▸ **STATED TASK**: Retype exactly the lines from the first one through the line with "50, right: 12", including both ends; skip any pictures.

▸ **MATERIAL**:
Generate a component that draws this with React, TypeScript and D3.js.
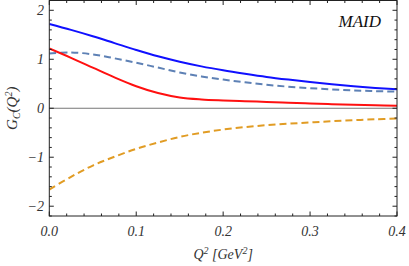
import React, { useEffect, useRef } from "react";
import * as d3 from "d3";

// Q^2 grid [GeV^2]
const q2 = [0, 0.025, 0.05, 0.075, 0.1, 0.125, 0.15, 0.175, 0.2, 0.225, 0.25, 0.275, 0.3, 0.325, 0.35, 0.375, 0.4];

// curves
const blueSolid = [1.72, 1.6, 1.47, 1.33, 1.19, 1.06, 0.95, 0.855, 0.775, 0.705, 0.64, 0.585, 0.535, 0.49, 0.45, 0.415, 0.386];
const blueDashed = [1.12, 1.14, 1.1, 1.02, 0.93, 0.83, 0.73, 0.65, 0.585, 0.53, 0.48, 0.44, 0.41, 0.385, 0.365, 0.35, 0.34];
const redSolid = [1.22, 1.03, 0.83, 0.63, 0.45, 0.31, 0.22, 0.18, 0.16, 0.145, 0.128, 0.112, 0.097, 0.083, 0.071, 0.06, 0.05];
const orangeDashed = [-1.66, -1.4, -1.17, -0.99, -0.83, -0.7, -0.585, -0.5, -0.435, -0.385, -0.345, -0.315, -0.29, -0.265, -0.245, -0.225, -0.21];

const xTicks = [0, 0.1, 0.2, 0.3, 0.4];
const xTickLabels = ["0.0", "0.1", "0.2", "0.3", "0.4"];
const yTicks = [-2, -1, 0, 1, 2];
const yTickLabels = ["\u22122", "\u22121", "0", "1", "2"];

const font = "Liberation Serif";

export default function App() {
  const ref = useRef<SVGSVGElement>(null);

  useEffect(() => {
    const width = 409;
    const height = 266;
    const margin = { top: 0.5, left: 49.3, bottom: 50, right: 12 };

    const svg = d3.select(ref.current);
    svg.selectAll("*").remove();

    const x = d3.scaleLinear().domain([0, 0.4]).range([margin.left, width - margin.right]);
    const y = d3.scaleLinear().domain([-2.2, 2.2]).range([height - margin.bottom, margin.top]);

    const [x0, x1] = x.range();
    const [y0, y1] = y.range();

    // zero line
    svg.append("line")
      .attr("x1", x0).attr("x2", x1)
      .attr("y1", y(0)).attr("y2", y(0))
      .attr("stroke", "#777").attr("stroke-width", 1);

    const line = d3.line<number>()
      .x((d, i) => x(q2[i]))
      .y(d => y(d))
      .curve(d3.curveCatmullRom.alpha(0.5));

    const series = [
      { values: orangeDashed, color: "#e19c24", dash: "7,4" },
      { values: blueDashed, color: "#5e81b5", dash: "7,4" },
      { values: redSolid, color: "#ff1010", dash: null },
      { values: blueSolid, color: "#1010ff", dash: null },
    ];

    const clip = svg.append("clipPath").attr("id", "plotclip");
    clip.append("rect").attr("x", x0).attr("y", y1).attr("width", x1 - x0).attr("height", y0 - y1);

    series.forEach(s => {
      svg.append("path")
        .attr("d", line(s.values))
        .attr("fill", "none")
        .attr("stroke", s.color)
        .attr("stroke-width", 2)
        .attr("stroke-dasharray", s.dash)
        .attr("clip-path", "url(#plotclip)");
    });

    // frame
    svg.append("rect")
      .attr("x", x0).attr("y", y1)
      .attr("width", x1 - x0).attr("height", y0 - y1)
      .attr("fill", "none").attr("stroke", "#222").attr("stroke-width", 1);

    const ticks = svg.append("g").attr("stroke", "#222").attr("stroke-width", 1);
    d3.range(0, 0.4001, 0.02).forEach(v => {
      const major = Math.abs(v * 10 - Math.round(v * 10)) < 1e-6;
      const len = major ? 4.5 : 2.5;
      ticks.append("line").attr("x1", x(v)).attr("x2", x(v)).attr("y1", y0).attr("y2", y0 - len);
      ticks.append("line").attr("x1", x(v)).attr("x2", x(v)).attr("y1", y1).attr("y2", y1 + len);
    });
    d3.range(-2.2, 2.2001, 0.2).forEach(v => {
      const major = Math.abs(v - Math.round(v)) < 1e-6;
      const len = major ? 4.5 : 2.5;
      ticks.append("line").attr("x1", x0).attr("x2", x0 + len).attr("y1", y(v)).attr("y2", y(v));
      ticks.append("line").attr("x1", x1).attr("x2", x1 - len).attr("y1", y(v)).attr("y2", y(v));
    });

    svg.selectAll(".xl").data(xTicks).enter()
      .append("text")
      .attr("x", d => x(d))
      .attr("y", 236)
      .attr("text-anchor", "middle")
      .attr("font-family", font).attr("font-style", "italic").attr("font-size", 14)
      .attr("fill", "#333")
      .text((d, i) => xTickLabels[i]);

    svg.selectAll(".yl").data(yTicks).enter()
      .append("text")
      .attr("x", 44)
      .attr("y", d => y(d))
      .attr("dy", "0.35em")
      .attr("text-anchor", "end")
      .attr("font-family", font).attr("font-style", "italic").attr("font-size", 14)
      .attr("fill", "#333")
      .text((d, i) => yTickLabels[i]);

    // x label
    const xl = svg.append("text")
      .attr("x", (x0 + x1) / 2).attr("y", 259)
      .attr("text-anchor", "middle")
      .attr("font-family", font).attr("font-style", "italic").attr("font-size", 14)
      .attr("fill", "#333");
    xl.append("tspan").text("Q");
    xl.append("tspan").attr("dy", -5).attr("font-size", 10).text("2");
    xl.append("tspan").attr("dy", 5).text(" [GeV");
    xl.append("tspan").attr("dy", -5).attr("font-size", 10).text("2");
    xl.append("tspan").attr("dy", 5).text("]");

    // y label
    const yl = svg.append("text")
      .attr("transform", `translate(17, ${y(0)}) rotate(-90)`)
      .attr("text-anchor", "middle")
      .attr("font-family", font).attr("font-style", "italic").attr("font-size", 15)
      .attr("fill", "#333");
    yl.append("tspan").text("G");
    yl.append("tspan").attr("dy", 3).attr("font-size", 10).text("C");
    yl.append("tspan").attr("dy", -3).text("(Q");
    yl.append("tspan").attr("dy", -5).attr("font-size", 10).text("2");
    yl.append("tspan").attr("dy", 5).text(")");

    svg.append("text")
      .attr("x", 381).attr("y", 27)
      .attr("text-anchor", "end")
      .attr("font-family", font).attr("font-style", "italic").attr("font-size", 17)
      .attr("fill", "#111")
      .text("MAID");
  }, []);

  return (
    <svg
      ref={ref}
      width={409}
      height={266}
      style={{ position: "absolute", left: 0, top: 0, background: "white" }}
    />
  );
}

▸ **WRITTEN SOLUTION**:
Generate a component that draws this with React, TypeScript and D3.js.
import React, { useEffect, useRef } from "react";
import * as d3 from "d3";

// Q^2 grid [GeV^2]
const q2 = [0, 0.025, 0.05, 0.075, 0.1, 0.125, 0.15, 0.175, 0.2, 0.225, 0.25, 0.275, 0.3, 0.325, 0.35, 0.375, 0.4];

// curves
const blueSolid = [1.72, 1.6, 1.47, 1.33, 1.19, 1.06, 0.95, 0.855, 0.775, 0.705, 0.64, 0.585, 0.535, 0.49, 0.45, 0.415, 0.386];
const blueDashed = [1.12, 1.14, 1.1, 1.02, 0.93, 0.83, 0.73, 0.65, 0.585, 0.53, 0.48, 0.44, 0.41, 0.385, 0.365, 0.35, 0.34];
const redSolid = [1.22, 1.03, 0.83, 0.63, 0.45, 0.31, 0.22, 0.18, 0.16, 0.145, 0.128, 0.112, 0.097, 0.083, 0.071, 0.06, 0.05];
const orangeDashed = [-1.66, -1.4, -1.17, -0.99, -0.83, -0.7, -0.585, -0.5, -0.435, -0.385, -0.345, -0.315, -0.29, -0.265, -0.245, -0.225, -0.21];

const xTicks = [0, 0.1, 0.2, 0.3, 0.4];
const xTickLabels = ["0.0", "0.1", "0.2", "0.3", "0.4"];
const yTicks = [-2, -1, 0, 1, 2];
const yTickLabels = ["\u22122", "\u22121", "0", "1", "2"];

const font = "Liberation Serif";

export default function App() {
  const ref = useRef<SVGSVGElement>(null);

  useEffect(() => {
    const width = 409;
    const height = 266;
    const margin = { top: 0.5, left: 49.3, bottom: 50, right: 12 };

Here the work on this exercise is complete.